(Stored data entries)

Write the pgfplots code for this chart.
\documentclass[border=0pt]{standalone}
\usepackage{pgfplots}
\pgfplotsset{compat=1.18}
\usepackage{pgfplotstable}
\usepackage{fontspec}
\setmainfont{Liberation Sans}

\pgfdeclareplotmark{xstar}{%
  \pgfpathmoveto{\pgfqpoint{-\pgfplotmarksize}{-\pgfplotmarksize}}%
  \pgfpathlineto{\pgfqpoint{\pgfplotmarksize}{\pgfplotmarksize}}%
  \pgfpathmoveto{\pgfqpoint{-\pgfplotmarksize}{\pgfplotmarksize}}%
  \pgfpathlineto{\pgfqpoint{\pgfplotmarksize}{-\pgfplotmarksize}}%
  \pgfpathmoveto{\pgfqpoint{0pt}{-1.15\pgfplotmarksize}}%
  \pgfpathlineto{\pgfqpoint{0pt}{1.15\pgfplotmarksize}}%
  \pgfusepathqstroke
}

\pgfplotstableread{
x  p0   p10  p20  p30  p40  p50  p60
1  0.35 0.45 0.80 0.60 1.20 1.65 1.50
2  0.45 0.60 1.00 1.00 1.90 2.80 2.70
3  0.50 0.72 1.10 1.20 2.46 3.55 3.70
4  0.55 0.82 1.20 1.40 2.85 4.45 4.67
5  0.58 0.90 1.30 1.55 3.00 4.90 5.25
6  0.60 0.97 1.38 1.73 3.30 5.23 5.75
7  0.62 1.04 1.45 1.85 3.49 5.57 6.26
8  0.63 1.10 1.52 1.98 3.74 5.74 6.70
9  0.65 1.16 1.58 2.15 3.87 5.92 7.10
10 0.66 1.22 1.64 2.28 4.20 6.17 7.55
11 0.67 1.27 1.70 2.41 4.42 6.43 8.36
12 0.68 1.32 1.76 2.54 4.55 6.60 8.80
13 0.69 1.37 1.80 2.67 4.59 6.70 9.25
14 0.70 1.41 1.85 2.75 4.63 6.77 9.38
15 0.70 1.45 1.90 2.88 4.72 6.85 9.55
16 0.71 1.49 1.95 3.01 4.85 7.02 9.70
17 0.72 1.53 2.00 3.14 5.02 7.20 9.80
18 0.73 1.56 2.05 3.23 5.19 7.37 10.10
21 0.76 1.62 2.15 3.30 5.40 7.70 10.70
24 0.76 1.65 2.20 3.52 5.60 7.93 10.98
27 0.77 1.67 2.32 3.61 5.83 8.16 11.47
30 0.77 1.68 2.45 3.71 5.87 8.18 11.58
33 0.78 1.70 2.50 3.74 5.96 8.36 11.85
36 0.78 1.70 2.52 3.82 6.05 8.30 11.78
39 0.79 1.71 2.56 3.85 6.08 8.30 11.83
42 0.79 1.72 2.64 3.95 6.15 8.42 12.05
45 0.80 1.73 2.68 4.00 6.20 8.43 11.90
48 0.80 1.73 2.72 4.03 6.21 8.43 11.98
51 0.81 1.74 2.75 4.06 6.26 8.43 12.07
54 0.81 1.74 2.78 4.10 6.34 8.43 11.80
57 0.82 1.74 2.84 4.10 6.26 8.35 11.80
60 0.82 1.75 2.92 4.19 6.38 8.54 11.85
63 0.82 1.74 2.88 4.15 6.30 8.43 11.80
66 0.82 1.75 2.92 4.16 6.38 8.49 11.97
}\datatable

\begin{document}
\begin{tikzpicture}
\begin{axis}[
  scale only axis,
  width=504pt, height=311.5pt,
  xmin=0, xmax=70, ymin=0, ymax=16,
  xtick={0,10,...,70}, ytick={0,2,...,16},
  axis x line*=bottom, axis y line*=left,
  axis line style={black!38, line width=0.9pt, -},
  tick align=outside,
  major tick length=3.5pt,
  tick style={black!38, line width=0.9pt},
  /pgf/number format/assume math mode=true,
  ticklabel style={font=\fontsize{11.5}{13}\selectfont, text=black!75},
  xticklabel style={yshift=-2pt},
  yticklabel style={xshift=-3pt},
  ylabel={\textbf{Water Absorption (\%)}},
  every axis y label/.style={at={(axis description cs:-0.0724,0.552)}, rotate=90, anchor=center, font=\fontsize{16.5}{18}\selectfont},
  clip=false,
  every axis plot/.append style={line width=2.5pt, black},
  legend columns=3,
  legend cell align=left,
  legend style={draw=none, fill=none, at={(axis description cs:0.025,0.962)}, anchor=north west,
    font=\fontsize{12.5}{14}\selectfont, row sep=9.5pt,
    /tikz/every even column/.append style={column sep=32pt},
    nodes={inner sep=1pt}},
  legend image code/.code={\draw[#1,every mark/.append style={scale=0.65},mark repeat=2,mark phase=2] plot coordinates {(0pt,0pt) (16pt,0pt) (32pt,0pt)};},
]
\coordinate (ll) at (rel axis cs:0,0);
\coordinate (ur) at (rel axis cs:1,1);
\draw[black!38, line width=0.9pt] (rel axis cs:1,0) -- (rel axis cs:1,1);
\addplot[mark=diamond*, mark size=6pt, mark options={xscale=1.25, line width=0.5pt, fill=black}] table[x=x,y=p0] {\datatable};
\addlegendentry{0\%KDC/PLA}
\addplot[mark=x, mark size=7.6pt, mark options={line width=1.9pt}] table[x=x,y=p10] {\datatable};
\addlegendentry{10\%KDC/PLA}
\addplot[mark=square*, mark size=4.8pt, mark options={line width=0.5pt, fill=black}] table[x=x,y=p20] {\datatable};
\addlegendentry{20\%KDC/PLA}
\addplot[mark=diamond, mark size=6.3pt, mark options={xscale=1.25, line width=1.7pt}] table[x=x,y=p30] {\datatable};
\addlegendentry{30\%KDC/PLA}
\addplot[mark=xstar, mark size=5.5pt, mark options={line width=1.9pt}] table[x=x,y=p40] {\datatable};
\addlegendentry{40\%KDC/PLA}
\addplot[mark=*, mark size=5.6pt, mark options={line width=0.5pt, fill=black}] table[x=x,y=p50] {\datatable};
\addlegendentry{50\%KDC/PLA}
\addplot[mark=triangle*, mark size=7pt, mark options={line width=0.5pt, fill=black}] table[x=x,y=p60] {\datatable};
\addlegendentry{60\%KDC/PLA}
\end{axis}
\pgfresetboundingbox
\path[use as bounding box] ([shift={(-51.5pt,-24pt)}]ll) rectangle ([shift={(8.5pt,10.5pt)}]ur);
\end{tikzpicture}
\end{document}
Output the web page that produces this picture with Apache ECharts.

__Written instruction__
Give back each line above precisely as it stands.

__Solution__
Write the pgfplots code for this chart.
\documentclass[border=0pt]{standalone}
\usepackage{pgfplots}
\pgfplotsset{compat=1.18}
\usepackage{pgfplotstable}
\usepackage{fontspec}
\setmainfont{Liberation Sans}

\pgfdeclareplotmark{xstar}{%
  \pgfpathmoveto{\pgfqpoint{-\pgfplotmarksize}{-\pgfplotmarksize}}%
  \pgfpathlineto{\pgfqpoint{\pgfplotmarksize}{\pgfplotmarksize}}%
  \pgfpathmoveto{\pgfqpoint{-\pgfplotmarksize}{\pgfplotmarksize}}%
  \pgfpathlineto{\pgfqpoint{\pgfplotmarksize}{-\pgfplotmarksize}}%
  \pgfpathmoveto{\pgfqpoint{0pt}{-1.15\pgfplotmarksize}}%
  \pgfpathlineto{\pgfqpoint{0pt}{1.15\pgfplotmarksize}}%
  \pgfusepathqstroke
}

\pgfplotstableread{
x  p0   p10  p20  p30  p40  p50  p60
1  0.35 0.45 0.80 0.60 1.20 1.65 1.50
2  0.45 0.60 1.00 1.00 1.90 2.80 2.70
3  0.50 0.72 1.10 1.20 2.46 3.55 3.70
4  0.55 0.82 1.20 1.40 2.85 4.45 4.67
5  0.58 0.90 1.30 1.55 3.00 4.90 5.25
6  0.60 0.97 1.38 1.73 3.30 5.23 5.75
7  0.62 1.04 1.45 1.85 3.49 5.57 6.26
8  0.63 1.10 1.52 1.98 3.74 5.74 6.70
9  0.65 1.16 1.58 2.15 3.87 5.92 7.10
10 0.66 1.22 1.64 2.28 4.20 6.17 7.55
11 0.67 1.27 1.70 2.41 4.42 6.43 8.36
12 0.68 1.32 1.76 2.54 4.55 6.60 8.80
13 0.69 1.37 1.80 2.67 4.59 6.70 9.25
14 0.70 1.41 1.85 2.75 4.63 6.77 9.38
15 0.70 1.45 1.90 2.88 4.72 6.85 9.55
16 0.71 1.49 1.95 3.01 4.85 7.02 9.70
17 0.72 1.53 2.00 3.14 5.02 7.20 9.80
18 0.73 1.56 2.05 3.23 5.19 7.37 10.10
21 0.76 1.62 2.15 3.30 5.40 7.70 10.70
24 0.76 1.65 2.20 3.52 5.60 7.93 10.98
27 0.77 1.67 2.32 3.61 5.83 8.16 11.47
30 0.77 1.68 2.45 3.71 5.87 8.18 11.58
33 0.78 1.70 2.50 3.74 5.96 8.36 11.85
36 0.78 1.70 2.52 3.82 6.05 8.30 11.78
39 0.79 1.71 2.56 3.85 6.08 8.30 11.83
42 0.79 1.72 2.64 3.95 6.15 8.42 12.05
45 0.80 1.73 2.68 4.00 6.20 8.43 11.90
48 0.80 1.73 2.72 4.03 6.21 8.43 11.98
51 0.81 1.74 2.75 4.06 6.26 8.43 12.07
54 0.81 1.74 2.78 4.10 6.34 8.43 11.80
57 0.82 1.74 2.84 4.10 6.26 8.35 11.80
60 0.82 1.75 2.92 4.19 6.38 8.54 11.85
63 0.82 1.74 2.88 4.15 6.30 8.43 11.80
66 0.82 1.75 2.92 4.16 6.38 8.49 11.97
}\datatable

\begin{document}
\begin{tikzpicture}
\begin{axis}[
  scale only axis,
  width=504pt, height=311.5pt,
  xmin=0, xmax=70, ymin=0, ymax=16,
  xtick={0,10,...,70}, ytick={0,2,...,16},
  axis x line*=bottom, axis y line*=left,
  axis line style={black!38, line width=0.9pt, -},
  tick align=outside,
  major tick length=3.5pt,
  tick style={black!38, line width=0.9pt},
  /pgf/number format/assume math mode=true,
  ticklabel style={font=\fontsize{11.5}{13}\selectfont, text=black!75},
  xticklabel style={yshift=-2pt},
  yticklabel style={xshift=-3pt},
  ylabel={\textbf{Water Absorption (\%)}},
  every axis y label/.style={at={(axis description cs:-0.0724,0.552)}, rotate=90, anchor=center, font=\fontsize{16.5}{18}\selectfont},
  clip=false,
  every axis plot/.append style={line width=2.5pt, black},
  legend columns=3,
  legend cell align=left,
  legend style={draw=none, fill=none, at={(axis description cs:0.025,0.962)}, anchor=north west,
    font=\fontsize{12.5}{14}\selectfont, row sep=9.5pt,
    /tikz/every even column/.append style={column sep=32pt},
    nodes={inner sep=1pt}},
  legend image code/.code={\draw[#1,every mark/.append style={scale=0.65},mark repeat=2,mark phase=2] plot coordinates {(0pt,0pt) (16pt,0pt) (32pt,0pt)};},
]
\coordinate (ll) at (rel axis cs:0,0);
\coordinate (ur) at (rel axis cs:1,1);
\draw[black!38, line width=0.9pt] (rel axis cs:1,0) -- (rel axis cs:1,1);
\addplot[mark=diamond*, mark size=6pt, mark options={xscale=1.25, line width=0.5pt, fill=black}] table[x=x,y=p0] {\datatable};
\addlegendentry{0\%KDC/PLA}
\addplot[mark=x, mark size=7.6pt, mark options={line width=1.9pt}] table[x=x,y=p10] {\datatable};
\addlegendentry{10\%KDC/PLA}
\addplot[mark=square*, mark size=4.8pt, mark options={line width=0.5pt, fill=black}] table[x=x,y=p20] {\datatable};
\addlegendentry{20\%KDC/PLA}
\addplot[mark=diamond, mark size=6.3pt, mark options={xscale=1.25, line width=1.7pt}] table[x=x,y=p30] {\datatable};
\addlegendentry{30\%KDC/PLA}
\addplot[mark=xstar, mark size=5.5pt, mark options={line width=1.9pt}] table[x=x,y=p40] {\datatable};
\addlegendentry{40\%KDC/PLA}
\addplot[mark=*, mark size=5.6pt, mark options={line width=0.5pt, fill=black}] table[x=x,y=p50] {\datatable};
\addlegendentry{50\%KDC/PLA}
\addplot[mark=triangle*, mark size=7pt, mark options={line width=0.5pt, fill=black}] table[x=x,y=p60] {\datatable};
\addlegendentry{60\%KDC/PLA}
\end{axis}
\pgfresetboundingbox
\path[use as bounding box] ([shift={(-51.5pt,-24pt)}]ll) rectangle ([shift={(8.5pt,10.5pt)}]ur);
\end{tikzpicture}
\end{document}
Output the web page that produces this picture with Apache ECharts.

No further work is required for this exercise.